**STATED PROBLEM:** Copy exactly the lines from the beginning of the data down to and including the line holding "plt.rcParams['font.family'] = ['Liberation", without any pictures.

* Begin MATERIAL PROVIDED *

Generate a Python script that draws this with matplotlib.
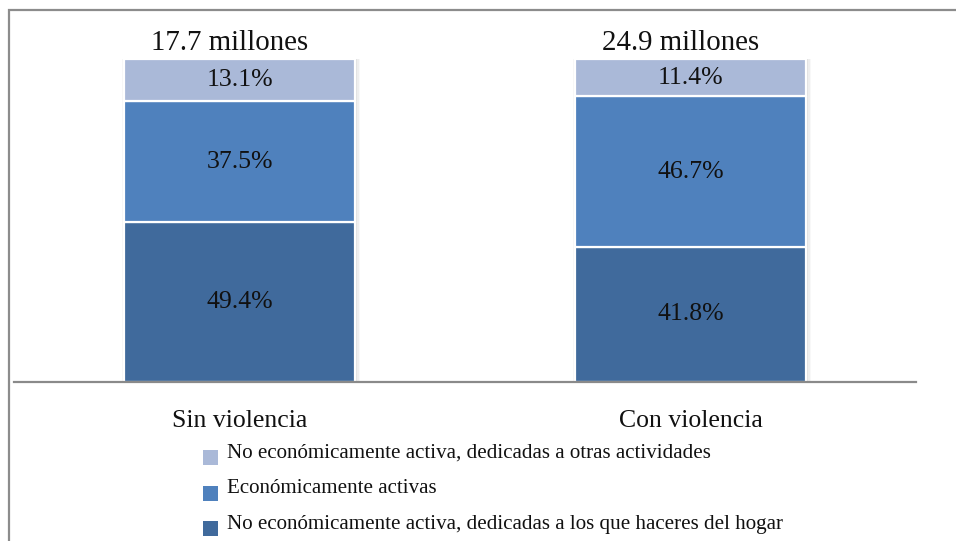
import matplotlib
matplotlib.use("Agg")
import matplotlib.pyplot as plt
from matplotlib.patches import Rectangle
import matplotlib.patheffects as pe
import numpy as np

plt.rcParams['font.family'] = ['Liberation Serif', 'DejaVu Serif']

# Data
categories = ["Sin violencia", "Con violencia"]
totals = ["17.7 millones", "24.9 millones"]
series_names = [
    "No económicamente activa, dedicadas a los que haceres del hogar",
    "Económicamente activas",
    "No económicamente activa, dedicadas a otras actividades",
]
hogar = [49.4, 41.8]
activas = [37.5, 46.7]
otras = [13.1, 11.4]
colors = ["#406A9C", "#4F81BD", "#AAB9D8"]

W, H = 956, 541
fig = plt.figure(figsize=(W / 100, H / 100), dpi=100)

def fx(px):
    return px / W

def fy(py):
    return 1 - py / H

# outer frame (left and top edges visible)
fig.add_artist(Rectangle((fx(9), fy(600)), fx(1100), fy(10.5) - fy(600),
                         transform=fig.transFigure, fill=False,
                         edgecolor="#8C8C8C", lw=1.6))

ax = fig.add_axes([fx(14), fy(382), fx(916) - fx(14), fy(59) - fy(382)])
x = np.arange(len(categories))
width = 0.514

series = [hogar, activas, otras]
bottom = np.zeros(len(categories))
# soft drop shadow built from a few faint layers
shadow = [pe.SimplePatchShadow(offset=(d, 0), shadow_rgbFace="#808080", alpha=a)
          for d, a in [(3.5, 0.05), (2.5, 0.08), (1.5, 0.12), (-1.0, 0.06)]] + [pe.Normal()]
for vals, col in zip(series, colors):
    vals = np.array(vals)
    bars = ax.bar(x, vals, width, bottom=bottom, color=col,
                  edgecolor="white", linewidth=1.6, zorder=2)
    for b in bars:
        b.set_path_effects(shadow)
    for xi, v, b0 in zip(x, vals, bottom):
        ax.text(xi, b0 + v / 2, f"{v:.1f}%", ha="center", va="center",
                fontsize=18.5, color="#111111", zorder=3)
    bottom = bottom + vals

for xi, t, tot in zip(x, totals, bottom):
    ax.annotate(t, (xi, tot), xytext=(-7, 6.5), textcoords="offset points",
                ha="center", va="baseline", fontsize=20.8, color="#111111",
                annotation_clip=False)

ax.set_xlim(-0.5, 1.5)
ax.set_ylim(0, 100)
ax.set_xticks(x, categories)
ax.tick_params(axis="x", length=0, pad=20, labelsize=18.5, labelcolor="#111111")
ax.set_yticks([])
for s in ["left", "right", "top"]:
    ax.spines[s].set_visible(False)
ax.spines["bottom"].set_color("#8A8A8A")
ax.spines["bottom"].set_linewidth(1.6)
ax.spines["bottom"].set_zorder(4)
ax.patch.set_visible(False)

# legend, drawn top to bottom in stacking order
legend_rows = [(series_names[2], colors[2], 457.5),
               (series_names[1], colors[1], 493.0),
               (series_names[0], colors[0], 528.5)]
for name, col, yc in legend_rows:
    fig.add_artist(Rectangle((fx(203), fy(yc + 7.5)), fx(15), fy(yc - 7.5) - fy(yc + 7.5),
                             transform=fig.transFigure, facecolor=col,
                             edgecolor="none"))
    fig.text(fx(227), fy(yc), name, ha="left", va="baseline",
             fontsize=15.1, color="#111111")

fig.savefig("out.png", dpi=100)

* End MATERIAL PROVIDED *

**COMPLETE RESPONSE:**
Generate a Python script that draws this with matplotlib.
import matplotlib
matplotlib.use("Agg")
import matplotlib.pyplot as plt
from matplotlib.patches import Rectangle
import matplotlib.patheffects as pe
import numpy as np

plt.rcParams['font.family'] = ['Liberation Serif', 'DejaVu Serif']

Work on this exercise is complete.